- [Work to be completed]
Word for word, quote all of the material, omitting the pictures.

- [Information provided]
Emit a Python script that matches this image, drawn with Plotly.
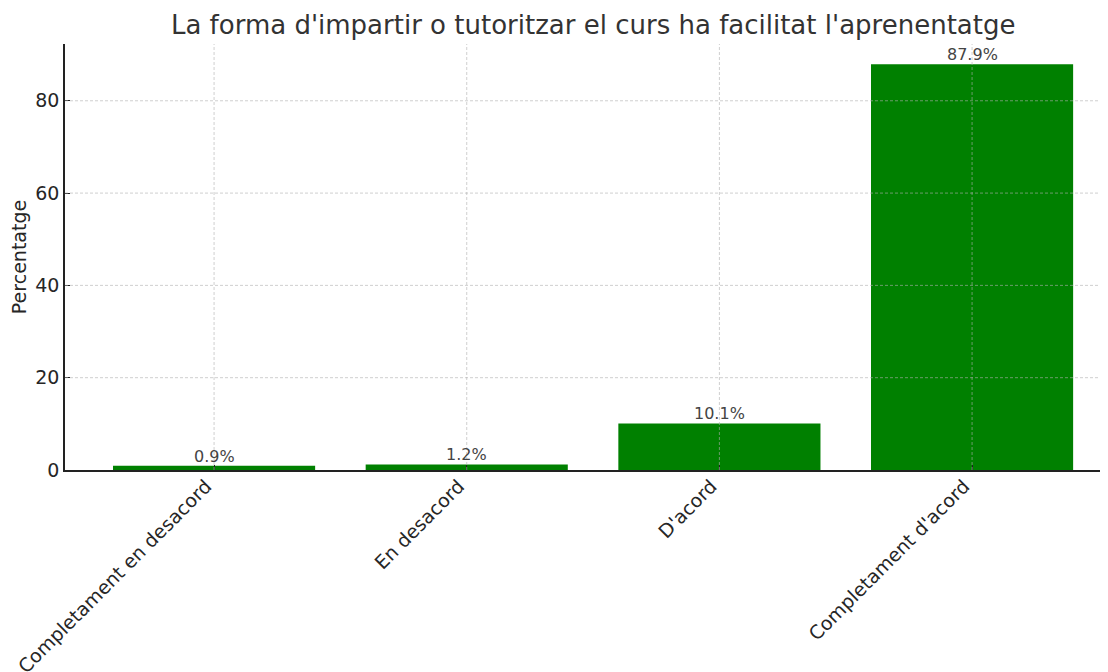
import plotly.graph_objects as go

# survey answers and share of responses (%)
categories = ["Completament en desacord", "En desacord", "D'acord", "Completament d'acord"]
percentages = [0.9, 1.2, 10.1, 87.9]
bar_labels = [f"{p:.1f}%" for p in percentages]
y_ticks = [0, 20, 40, 60, 80]

font_family = "DejaVu Sans, Verdana, sans-serif"
grid_color = "rgba(175,175,175,0.6)"

fig = go.Figure()
fig.add_trace(
    go.Bar(
        x=list(range(len(categories))),
        y=percentages,
        width=0.8,
        marker=dict(color="#008000", line=dict(width=0)),
        showlegend=False,
    )
)

# value labels just above each bar
for i, (p, label) in enumerate(zip(percentages, bar_labels)):
    fig.add_annotation(
        x=i, y=p, text=label, showarrow=False,
        xanchor="center", yanchor="bottom", yshift=-2,
        font=dict(size=16, color="#444444"),
    )

# dashed grid drawn over the bars, like the original
for v in y_ticks[1:]:
    fig.add_hline(y=v, line=dict(color=grid_color, width=1, dash="3px,2px"), layer="above")
for i in range(len(categories)):
    fig.add_vline(x=i, line=dict(color=grid_color, width=1, dash="3px,2px"), layer="above")

# page body adds an 8px offset, so the figure is a bit smaller than the window
fig.update_layout(
    width=1100,
    height=664,
    margin=dict(l=57, r=0, t=36, b=202, autoexpand=False),
    plot_bgcolor="white",
    paper_bgcolor="white",
    font=dict(family=font_family, color="#262626"),
    title=dict(
        text="La forma d'impartir o tutoritzar el curs ha facilitat l'aprenentatge",
        x=0.532, xanchor="center", y=0.974, yanchor="middle",
        font=dict(size=26, color="#333333"),
    ),
)
fig.update_xaxes(
    range=[-0.59, 3.538],
    tickvals=list(range(len(categories))),
    ticktext=categories,
    tickangle=-45,
    tickfont=dict(size=19),
    ticklabelshift=-8, ticklabelstandoff=-4,
    ticks="inside", ticklen=5, tickcolor="#222222",
    showline=True, linecolor="#222222", linewidth=1.5,
    showgrid=False, zeroline=False, automargin=False,
)
fig.update_yaxes(
    range=[0, 92.3],
    tickvals=y_ticks,
    tickfont=dict(size=19),
    ticks="inside", ticklen=5, tickcolor="#222222",
    showline=True, linecolor="#222222", linewidth=1.5,
    showgrid=False, zeroline=False, automargin=False,
    title=dict(text="Percentatge", font=dict(size=19), standoff=10),
)

fig.write_html("out.html")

- [The answer]
Emit a Python script that matches this image, drawn with Plotly.
import plotly.graph_objects as go

# survey answers and share of responses (%)
categories = ["Completament en desacord", "En desacord", "D'acord", "Completament d'acord"]
percentages = [0.9, 1.2, 10.1, 87.9]
bar_labels = [f"{p:.1f}%" for p in percentages]
y_ticks = [0, 20, 40, 60, 80]

font_family = "DejaVu Sans, Verdana, sans-serif"
grid_color = "rgba(175,175,175,0.6)"

fig = go.Figure()
fig.add_trace(
    go.Bar(
        x=list(range(len(categories))),
        y=percentages,
        width=0.8,
        marker=dict(color="#008000", line=dict(width=0)),
        showlegend=False,
    )
)

# value labels just above each bar
for i, (p, label) in enumerate(zip(percentages, bar_labels)):
    fig.add_annotation(
        x=i, y=p, text=label, showarrow=False,
        xanchor="center", yanchor="bottom", yshift=-2,
        font=dict(size=16, color="#444444"),
    )

# dashed grid drawn over the bars, like the original
for v in y_ticks[1:]:
    fig.add_hline(y=v, line=dict(color=grid_color, width=1, dash="3px,2px"), layer="above")
for i in range(len(categories)):
    fig.add_vline(x=i, line=dict(color=grid_color, width=1, dash="3px,2px"), layer="above")

# page body adds an 8px offset, so the figure is a bit smaller than the window
fig.update_layout(
    width=1100,
    height=664,
    margin=dict(l=57, r=0, t=36, b=202, autoexpand=False),
    plot_bgcolor="white",
    paper_bgcolor="white",
    font=dict(family=font_family, color="#262626"),
    title=dict(
        text="La forma d'impartir o tutoritzar el curs ha facilitat l'aprenentatge",
        x=0.532, xanchor="center", y=0.974, yanchor="middle",
        font=dict(size=26, color="#333333"),
    ),
)
fig.update_xaxes(
    range=[-0.59, 3.538],
    tickvals=list(range(len(categories))),
    ticktext=categories,
    tickangle=-45,
    tickfont=dict(size=19),
    ticklabelshift=-8, ticklabelstandoff=-4,
    ticks="inside", ticklen=5, tickcolor="#222222",
    showline=True, linecolor="#222222", linewidth=1.5,
    showgrid=False, zeroline=False, automargin=False,
)
fig.update_yaxes(
    range=[0, 92.3],
    tickvals=y_ticks,
    tickfont=dict(size=19),
    ticks="inside", ticklen=5, tickcolor="#222222",
    showline=True, linecolor="#222222", linewidth=1.5,
    showgrid=False, zeroline=False, automargin=False,
    title=dict(text="Percentatge", font=dict(size=19), standoff=10),
)

fig.write_html("out.html")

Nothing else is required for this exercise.